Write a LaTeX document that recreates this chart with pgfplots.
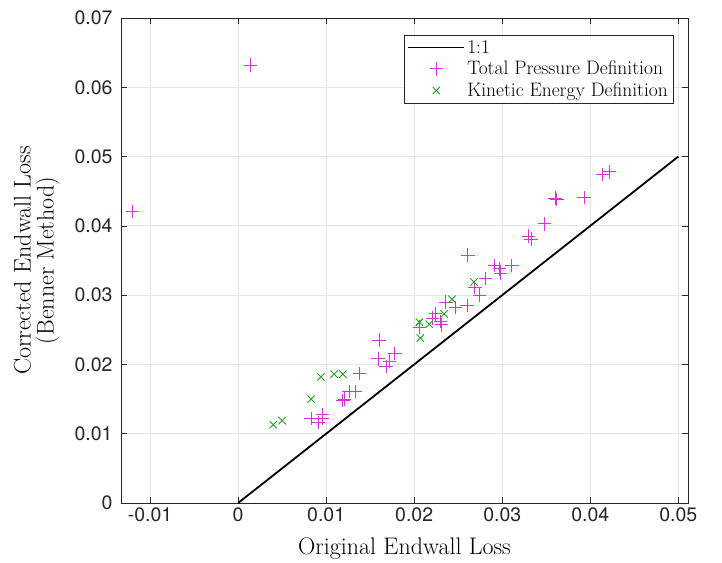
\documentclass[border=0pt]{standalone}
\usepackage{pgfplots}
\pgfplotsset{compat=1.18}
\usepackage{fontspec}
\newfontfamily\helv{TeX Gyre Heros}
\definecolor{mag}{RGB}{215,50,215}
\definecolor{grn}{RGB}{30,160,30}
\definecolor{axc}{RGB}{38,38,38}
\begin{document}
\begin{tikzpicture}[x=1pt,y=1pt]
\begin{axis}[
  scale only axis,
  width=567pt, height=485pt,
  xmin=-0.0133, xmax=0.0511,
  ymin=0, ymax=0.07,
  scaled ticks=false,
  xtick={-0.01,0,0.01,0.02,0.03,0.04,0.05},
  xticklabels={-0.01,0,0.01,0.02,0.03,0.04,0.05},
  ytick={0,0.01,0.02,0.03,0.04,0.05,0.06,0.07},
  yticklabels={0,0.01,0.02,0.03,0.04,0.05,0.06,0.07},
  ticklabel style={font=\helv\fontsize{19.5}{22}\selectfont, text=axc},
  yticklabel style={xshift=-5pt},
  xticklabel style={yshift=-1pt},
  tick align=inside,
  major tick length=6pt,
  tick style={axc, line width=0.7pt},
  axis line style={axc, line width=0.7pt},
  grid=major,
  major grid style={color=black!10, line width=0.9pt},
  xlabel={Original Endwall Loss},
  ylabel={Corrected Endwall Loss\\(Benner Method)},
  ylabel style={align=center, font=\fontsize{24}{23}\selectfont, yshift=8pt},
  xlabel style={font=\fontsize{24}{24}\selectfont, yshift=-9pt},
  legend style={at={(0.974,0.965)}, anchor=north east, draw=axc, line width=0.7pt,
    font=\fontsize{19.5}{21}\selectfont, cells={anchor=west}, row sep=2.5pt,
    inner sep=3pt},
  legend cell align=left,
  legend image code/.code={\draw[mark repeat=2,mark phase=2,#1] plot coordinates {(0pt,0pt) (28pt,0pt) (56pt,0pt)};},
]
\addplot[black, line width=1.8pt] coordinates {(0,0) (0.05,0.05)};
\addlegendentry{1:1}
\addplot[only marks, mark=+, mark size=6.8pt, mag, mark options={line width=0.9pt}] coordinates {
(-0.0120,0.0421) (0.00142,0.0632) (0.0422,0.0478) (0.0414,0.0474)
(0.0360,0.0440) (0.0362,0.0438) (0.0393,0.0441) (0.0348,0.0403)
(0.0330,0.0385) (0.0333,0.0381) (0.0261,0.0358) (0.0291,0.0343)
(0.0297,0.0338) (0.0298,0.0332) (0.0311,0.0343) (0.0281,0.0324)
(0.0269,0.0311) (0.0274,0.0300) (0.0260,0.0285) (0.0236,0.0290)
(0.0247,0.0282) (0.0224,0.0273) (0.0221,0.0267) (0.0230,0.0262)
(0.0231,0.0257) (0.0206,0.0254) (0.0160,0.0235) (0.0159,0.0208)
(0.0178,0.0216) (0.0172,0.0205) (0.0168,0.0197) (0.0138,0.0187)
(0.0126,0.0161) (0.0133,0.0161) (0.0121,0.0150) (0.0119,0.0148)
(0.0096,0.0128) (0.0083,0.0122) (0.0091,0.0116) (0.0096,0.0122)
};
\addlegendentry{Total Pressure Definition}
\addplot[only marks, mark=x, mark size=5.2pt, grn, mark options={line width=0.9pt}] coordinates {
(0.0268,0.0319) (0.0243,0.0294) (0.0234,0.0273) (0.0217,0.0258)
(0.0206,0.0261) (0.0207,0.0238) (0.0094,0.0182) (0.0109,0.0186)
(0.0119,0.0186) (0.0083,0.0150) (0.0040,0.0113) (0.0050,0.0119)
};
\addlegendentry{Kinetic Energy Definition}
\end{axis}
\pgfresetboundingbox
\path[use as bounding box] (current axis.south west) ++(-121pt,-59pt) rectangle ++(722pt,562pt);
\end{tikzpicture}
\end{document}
-=-=-
## WHAT THIS TASK INVOLVES
Output a faithful copy of the data, with each picture left out.

## RESPONSE TO THE EXERCISE
Write a LaTeX document that recreates this chart with pgfplots.
\documentclass[border=0pt]{standalone}
\usepackage{pgfplots}
\pgfplotsset{compat=1.18}
\usepackage{fontspec}
\newfontfamily\helv{TeX Gyre Heros}
\definecolor{mag}{RGB}{215,50,215}
\definecolor{grn}{RGB}{30,160,30}
\definecolor{axc}{RGB}{38,38,38}
\begin{document}
\begin{tikzpicture}[x=1pt,y=1pt]
\begin{axis}[
  scale only axis,
  width=567pt, height=485pt,
  xmin=-0.0133, xmax=0.0511,
  ymin=0, ymax=0.07,
  scaled ticks=false,
  xtick={-0.01,0,0.01,0.02,0.03,0.04,0.05},
  xticklabels={-0.01,0,0.01,0.02,0.03,0.04,0.05},
  ytick={0,0.01,0.02,0.03,0.04,0.05,0.06,0.07},
  yticklabels={0,0.01,0.02,0.03,0.04,0.05,0.06,0.07},
  ticklabel style={font=\helv\fontsize{19.5}{22}\selectfont, text=axc},
  yticklabel style={xshift=-5pt},
  xticklabel style={yshift=-1pt},
  tick align=inside,
  major tick length=6pt,
  tick style={axc, line width=0.7pt},
  axis line style={axc, line width=0.7pt},
  grid=major,
  major grid style={color=black!10, line width=0.9pt},
  xlabel={Original Endwall Loss},
  ylabel={Corrected Endwall Loss\\(Benner Method)},
  ylabel style={align=center, font=\fontsize{24}{23}\selectfont, yshift=8pt},
  xlabel style={font=\fontsize{24}{24}\selectfont, yshift=-9pt},
  legend style={at={(0.974,0.965)}, anchor=north east, draw=axc, line width=0.7pt,
    font=\fontsize{19.5}{21}\selectfont, cells={anchor=west}, row sep=2.5pt,
    inner sep=3pt},
  legend cell align=left,
  legend image code/.code={\draw[mark repeat=2,mark phase=2,#1] plot coordinates {(0pt,0pt) (28pt,0pt) (56pt,0pt)};},
]
\addplot[black, line width=1.8pt] coordinates {(0,0) (0.05,0.05)};
\addlegendentry{1:1}
\addplot[only marks, mark=+, mark size=6.8pt, mag, mark options={line width=0.9pt}] coordinates {
(-0.0120,0.0421) (0.00142,0.0632) (0.0422,0.0478) (0.0414,0.0474)
(0.0360,0.0440) (0.0362,0.0438) (0.0393,0.0441) (0.0348,0.0403)
(0.0330,0.0385) (0.0333,0.0381) (0.0261,0.0358) (0.0291,0.0343)
(0.0297,0.0338) (0.0298,0.0332) (0.0311,0.0343) (0.0281,0.0324)
(0.0269,0.0311) (0.0274,0.0300) (0.0260,0.0285) (0.0236,0.0290)
(0.0247,0.0282) (0.0224,0.0273) (0.0221,0.0267) (0.0230,0.0262)
(0.0231,0.0257) (0.0206,0.0254) (0.0160,0.0235) (0.0159,0.0208)
(0.0178,0.0216) (0.0172,0.0205) (0.0168,0.0197) (0.0138,0.0187)
(0.0126,0.0161) (0.0133,0.0161) (0.0121,0.0150) (0.0119,0.0148)
(0.0096,0.0128) (0.0083,0.0122) (0.0091,0.0116) (0.0096,0.0122)
};
\addlegendentry{Total Pressure Definition}
\addplot[only marks, mark=x, mark size=5.2pt, grn, mark options={line width=0.9pt}] coordinates {
(0.0268,0.0319) (0.0243,0.0294) (0.0234,0.0273) (0.0217,0.0258)
(0.0206,0.0261) (0.0207,0.0238) (0.0094,0.0182) (0.0109,0.0186)
(0.0119,0.0186) (0.0083,0.0150) (0.0040,0.0113) (0.0050,0.0119)
};
\addlegendentry{Kinetic Energy Definition}
\end{axis}
\pgfresetboundingbox
\path[use as bounding box] (current axis.south west) ++(-121pt,-59pt) rectangle ++(722pt,562pt);
\end{tikzpicture}
\end{document}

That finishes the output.